Caymanians are welcoming to people from all over the world - over one million tourists vacation here each year. In addition to visitors, the Islands are home to a large expatriate population - approximately one-quarter of the total population - working mostly in the tourism, building, financial, and banking industries.
Although the cost of living on the Islands is high, this is counterbalanced by the absence of income taxes.
Government and politics
The Cayman Islands is a parliamentary democracy with judicial, executive and legislative branches. The 2009 Constitution provides for a Governor,who serves as the British government administrator; a Legislative Assembly; and a Cabinet.
The Legislative Assembly, an 20-seat unicameral body, members of which serve four-year terms.
Responsibility for the critical areas of defense and foreign affairs, with the exception of certain international bilateral agreements, resides with the United Kingdom. The Cayman government itself concentrates mainly on economic development and the provision of public services.
While organized political parties were not common in the past, since 2000 the nation's politicians have been polarized into two large groups: the socially progressive People's Progressive Movement (PPM), and the conservative United Democratic Party (UDP).
Offshore banking and associated financial and legal services generate the bulk of the country's wealth. One of the world's largest financial centers, more than 93,000 companies are registered in the islands.
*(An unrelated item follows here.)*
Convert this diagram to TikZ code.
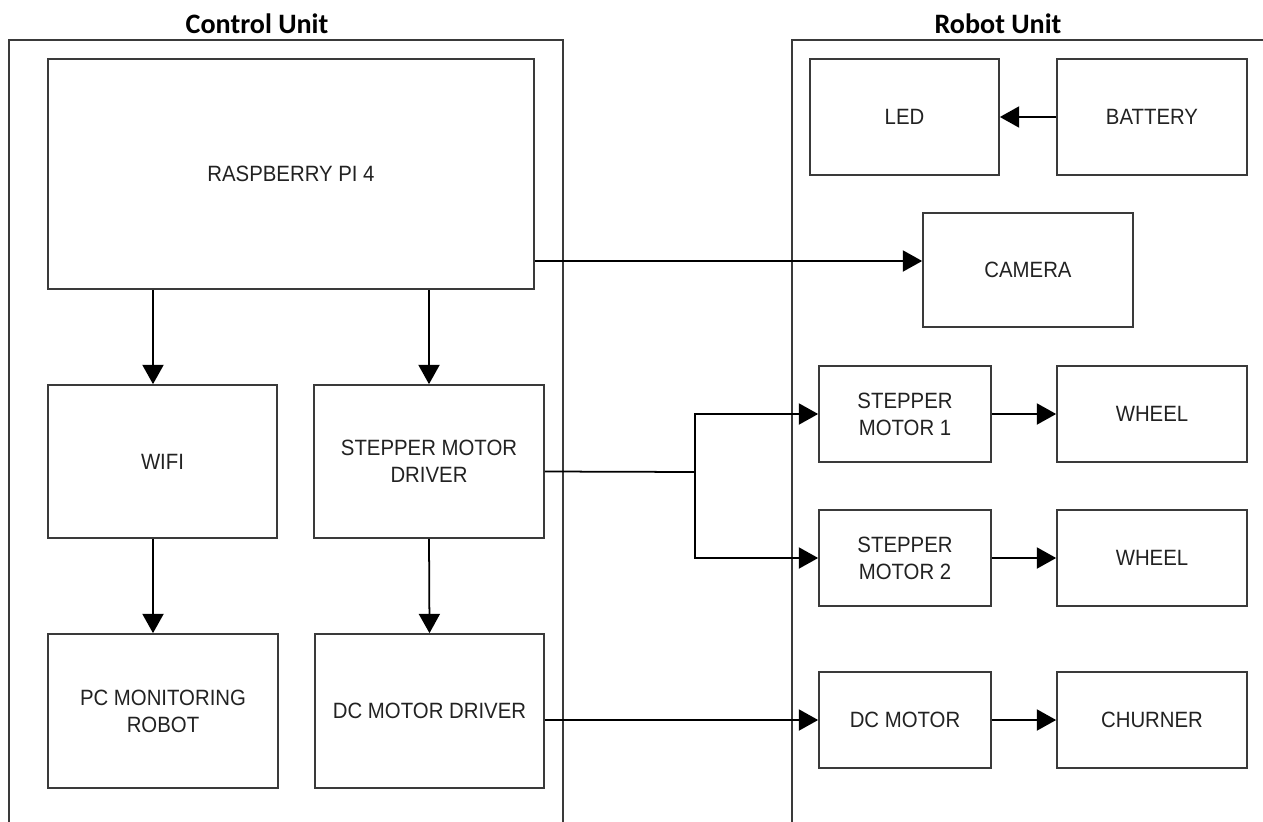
\documentclass[tikz,border=0pt]{standalone}
\usepackage{fontspec}
\setmainfont[FakeStretch=0.92]{Liberation Sans}
\newfontfamily\titlefont{Carlito}
\usetikzlibrary{arrows.meta}
\definecolor{boxline}{HTML}{3A3A3A}
\definecolor{boxtext}{HTML}{222222}

\begin{document}
\begin{tikzpicture}[
  x=0.02cm, y=-0.02cm,
  box/.style={draw=boxline, line width=1pt, align=center, inner sep=2pt,
              text=boxtext, font=\fontsize{12.6}{15.4}\selectfont},
  frame/.style={draw=boxline, line width=0.9pt},
  arr/.style={-{Triangle[length=11pt, width=12pt]}, line width=1pt},
  ttl/.style={font=\titlefont\bfseries\fontsize{16}{19}\selectfont},
]
\useasboundingbox (0,0) rectangle (1263,821);
\clip (0,0) rectangle (1263,821);

% ---- Unit frames and titles ----
\draw[frame] (9,40) rectangle (563,900);
\draw[frame] (792,40) rectangle (1300,900);
\node[ttl] (ctitle) at (257,24) {Control Unit};
\node[ttl] (rtitle) at (998,24) {Robot Unit};

% ---- Control unit ----
\node[box, minimum width=9.72cm, minimum height=4.6cm] (pi) at (291,174)
  {RASPBERRY PI 4};
\node[box, minimum width=4.58cm, minimum height=3.06cm] (wifi) at (162.5,461.5)
  {WIFI};
\node[box, minimum width=4.6cm, minimum height=3.06cm] (smd) at (429,461.5)
  {STEPPER MOTOR\\DRIVER};
\node[box, minimum width=4.6cm, minimum height=3.08cm] (pc) at (163,711)
  {PC MONITORING\\ROBOT};
\node[box, minimum width=4.58cm, minimum height=3.08cm] (dcd) at (429.5,711)
  {DC MOTOR DRIVER};

% ---- Robot unit ----
\node[box, minimum width=3.78cm, minimum height=2.32cm] (led) at (904.5,117) {LED};
\node[box, minimum width=3.8cm, minimum height=2.32cm] (bat) at (1152,117) {BATTERY};
\node[box, minimum width=4.2cm, minimum height=2.28cm] (cam) at (1028,270) {CAMERA};
\node[box, minimum width=3.44cm, minimum height=1.92cm] (sm1) at (905,414)
  {STEPPER\\MOTOR 1};
\node[box, minimum width=3.8cm, minimum height=1.92cm] (wh1) at (1152,414) {WHEEL};
\node[box, minimum width=3.44cm, minimum height=1.92cm] (sm2) at (905,558)
  {STEPPER\\MOTOR 2};
\node[box, minimum width=3.8cm, minimum height=1.92cm] (wh2) at (1152,558) {WHEEL};
\node[box, minimum width=3.44cm, minimum height=1.92cm] (dcm) at (905,720) {DC MOTOR};
\node[box, minimum width=3.8cm, minimum height=1.92cm] (chu) at (1152,720) {CHURNER};

% ---- Connectors ----
\coordinate (wtop) at ([xshift=-0.19cm]wifi.north);
\coordinate (wbot) at ([xshift=-0.19cm]wifi.south);
\coordinate (camin) at ([yshift=0.18cm]cam.west);
\coordinate (smdout) at ([yshift=-0.2cm]smd.east);
\coordinate (split) at (695,472);

\draw[arr] (pi.south -| wtop) -- (wtop);
\draw[arr] (pi.south -| smd.north) -- (smd.north);
\draw[arr] (wbot) -- (pc.north -| wbot);
\draw[arr] (smd.south) -- (dcd.north);
\draw[arr] (pi.east |- camin) -- (camin);
\draw[line width=1pt] (smdout) -- (split);
\draw[arr] (split) |- (sm1.west);
\draw[arr] (split) |- (sm2.west);
\draw[arr] (dcd.east |- dcm.west) -- (dcm.west);
\draw[arr] (bat.west) -- (led.east);
\draw[arr] (sm1.east) -- (wh1.west);
\draw[arr] (sm2.east) -- (wh2.west);
\draw[arr] (dcm.east) -- (chu.west);

\end{tikzpicture}
\end{document}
Tourism is the major revenue earner, creating more than two-thirds of the Cayman GDP.
Agricultural production is not a significant contributor because of poor quality soil and low rainfall. Indeed, nearly 90 percent of the Cayman Islands' foodstuffs are imported, placing a heavy burden on the balance of payments and contributing to the high cost of living.
Unemployment is low - around four percent. Demand for skilled workers is satisfied by large numbers of foreign workers. Work permits allow the government to control the numbers and types of workers entering the country.
Despite an historically strong economy, the Cayman government imposed a tax on foreign workers in 2012, to augment expenditure reductions in response to UK calls for a sustainable budget. Work permit holders earning more than $20,000 annually will have to pay a 10-percent payroll tax.